─── Task inputs
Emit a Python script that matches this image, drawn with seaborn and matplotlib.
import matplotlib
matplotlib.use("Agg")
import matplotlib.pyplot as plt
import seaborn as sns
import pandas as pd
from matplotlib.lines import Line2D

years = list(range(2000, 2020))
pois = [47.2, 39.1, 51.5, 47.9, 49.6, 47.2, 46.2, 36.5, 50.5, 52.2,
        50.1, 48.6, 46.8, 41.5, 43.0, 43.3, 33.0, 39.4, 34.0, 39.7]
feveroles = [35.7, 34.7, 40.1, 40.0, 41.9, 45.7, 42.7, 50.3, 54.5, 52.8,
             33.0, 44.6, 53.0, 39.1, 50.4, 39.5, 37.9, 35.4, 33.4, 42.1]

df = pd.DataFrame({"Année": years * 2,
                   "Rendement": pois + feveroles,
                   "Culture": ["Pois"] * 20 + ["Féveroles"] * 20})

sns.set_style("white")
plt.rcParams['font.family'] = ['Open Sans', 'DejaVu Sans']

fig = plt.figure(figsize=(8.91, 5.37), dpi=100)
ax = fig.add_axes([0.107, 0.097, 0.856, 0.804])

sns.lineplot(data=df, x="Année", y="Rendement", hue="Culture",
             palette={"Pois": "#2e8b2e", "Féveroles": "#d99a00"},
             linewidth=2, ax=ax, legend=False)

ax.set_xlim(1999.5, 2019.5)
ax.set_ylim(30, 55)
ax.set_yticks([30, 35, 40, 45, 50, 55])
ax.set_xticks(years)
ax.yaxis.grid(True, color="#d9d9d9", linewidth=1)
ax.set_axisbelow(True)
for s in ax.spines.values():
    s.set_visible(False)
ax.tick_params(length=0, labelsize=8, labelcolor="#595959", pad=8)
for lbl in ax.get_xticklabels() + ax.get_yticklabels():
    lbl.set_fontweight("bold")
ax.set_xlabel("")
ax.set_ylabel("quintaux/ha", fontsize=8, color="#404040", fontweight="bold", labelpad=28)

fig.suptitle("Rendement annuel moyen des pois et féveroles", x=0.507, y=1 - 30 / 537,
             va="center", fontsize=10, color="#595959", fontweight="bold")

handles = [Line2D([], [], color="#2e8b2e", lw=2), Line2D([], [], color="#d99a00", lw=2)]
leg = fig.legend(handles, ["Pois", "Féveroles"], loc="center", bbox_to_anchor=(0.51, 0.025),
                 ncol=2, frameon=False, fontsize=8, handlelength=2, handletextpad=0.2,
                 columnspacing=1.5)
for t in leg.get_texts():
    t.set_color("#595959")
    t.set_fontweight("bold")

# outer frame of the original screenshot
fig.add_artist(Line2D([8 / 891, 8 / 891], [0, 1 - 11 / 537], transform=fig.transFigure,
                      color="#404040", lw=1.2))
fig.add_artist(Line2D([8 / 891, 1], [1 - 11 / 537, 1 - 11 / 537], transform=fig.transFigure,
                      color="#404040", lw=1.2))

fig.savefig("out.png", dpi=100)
──────
─── Task inputs
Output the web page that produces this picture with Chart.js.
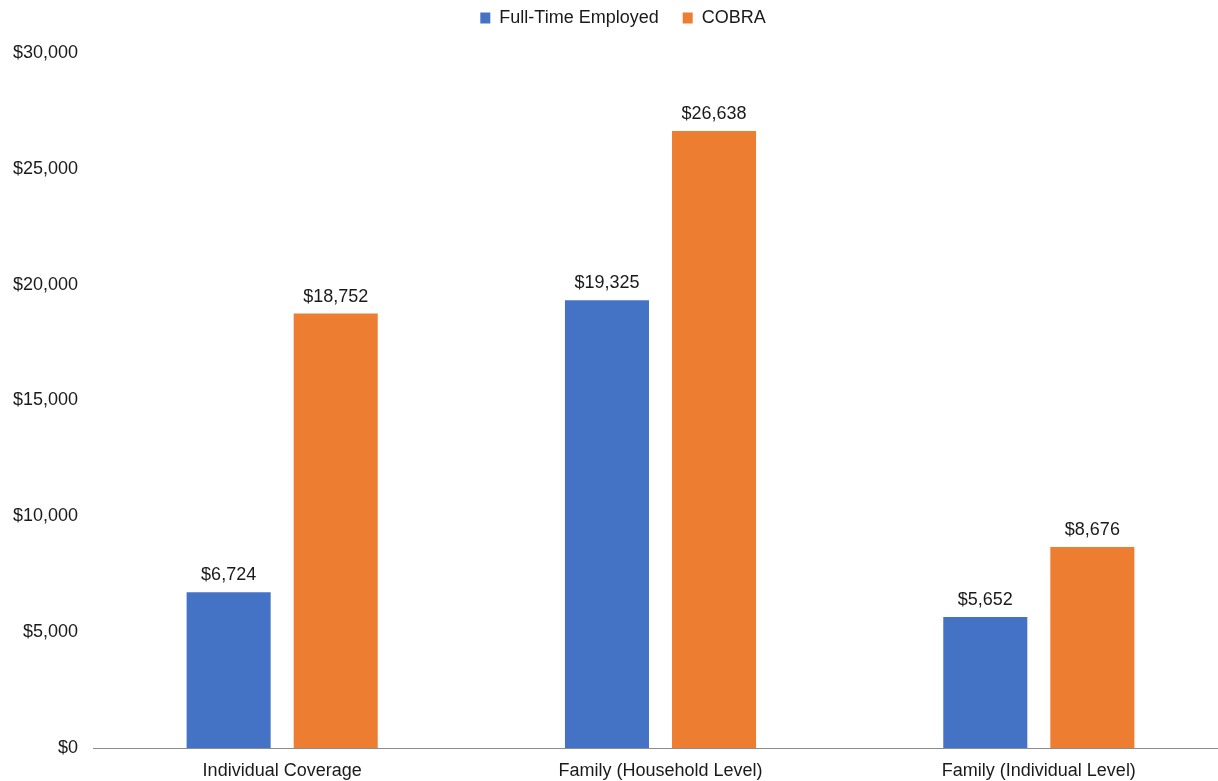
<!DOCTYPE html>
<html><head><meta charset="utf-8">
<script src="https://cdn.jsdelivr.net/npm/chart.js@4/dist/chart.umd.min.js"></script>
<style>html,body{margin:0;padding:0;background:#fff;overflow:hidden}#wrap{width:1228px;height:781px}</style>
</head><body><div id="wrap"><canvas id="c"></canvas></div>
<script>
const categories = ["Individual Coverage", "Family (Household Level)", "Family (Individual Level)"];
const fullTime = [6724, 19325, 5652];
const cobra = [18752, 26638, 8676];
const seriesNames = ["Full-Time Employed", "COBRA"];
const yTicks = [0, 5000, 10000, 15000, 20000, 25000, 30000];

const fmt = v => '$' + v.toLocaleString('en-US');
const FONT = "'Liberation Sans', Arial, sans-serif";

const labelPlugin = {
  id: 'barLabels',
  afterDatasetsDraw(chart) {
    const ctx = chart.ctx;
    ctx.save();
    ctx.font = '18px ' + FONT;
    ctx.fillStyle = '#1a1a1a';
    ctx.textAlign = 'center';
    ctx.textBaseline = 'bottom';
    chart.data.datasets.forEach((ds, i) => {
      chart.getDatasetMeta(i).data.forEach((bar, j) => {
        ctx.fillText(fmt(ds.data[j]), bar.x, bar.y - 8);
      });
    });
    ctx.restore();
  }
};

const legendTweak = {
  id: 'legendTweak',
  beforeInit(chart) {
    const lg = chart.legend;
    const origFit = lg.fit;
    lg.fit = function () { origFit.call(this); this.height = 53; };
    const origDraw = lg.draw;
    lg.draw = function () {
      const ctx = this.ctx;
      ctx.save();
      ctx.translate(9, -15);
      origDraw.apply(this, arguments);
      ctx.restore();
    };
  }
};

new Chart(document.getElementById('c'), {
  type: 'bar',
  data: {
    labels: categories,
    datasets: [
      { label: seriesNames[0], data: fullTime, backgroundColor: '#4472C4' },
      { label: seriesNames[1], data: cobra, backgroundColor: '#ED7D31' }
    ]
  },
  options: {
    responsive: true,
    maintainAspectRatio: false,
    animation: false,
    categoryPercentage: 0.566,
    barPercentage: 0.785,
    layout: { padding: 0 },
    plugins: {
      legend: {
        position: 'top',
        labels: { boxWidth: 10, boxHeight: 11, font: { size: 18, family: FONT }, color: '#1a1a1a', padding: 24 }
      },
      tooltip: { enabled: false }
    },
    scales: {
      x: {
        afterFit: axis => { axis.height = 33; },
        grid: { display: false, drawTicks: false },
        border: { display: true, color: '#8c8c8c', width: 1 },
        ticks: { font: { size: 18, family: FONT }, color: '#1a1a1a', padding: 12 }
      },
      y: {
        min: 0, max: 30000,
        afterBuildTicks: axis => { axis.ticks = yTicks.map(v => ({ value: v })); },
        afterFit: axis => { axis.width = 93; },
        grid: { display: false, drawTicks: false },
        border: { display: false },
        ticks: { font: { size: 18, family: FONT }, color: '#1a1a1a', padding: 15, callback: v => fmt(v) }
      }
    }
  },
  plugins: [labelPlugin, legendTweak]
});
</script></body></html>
──────
What to produce — Look through the data above. Each line containing the word "script" needs to be copied.

Task answer —
Emit a Python script that matches this image, drawn with seaborn and matplotlib.
<script src="https://cdn.jsdelivr.net/npm/chart.js@4/dist/chart.umd.min.js"></script>
<script>
</script></body></html>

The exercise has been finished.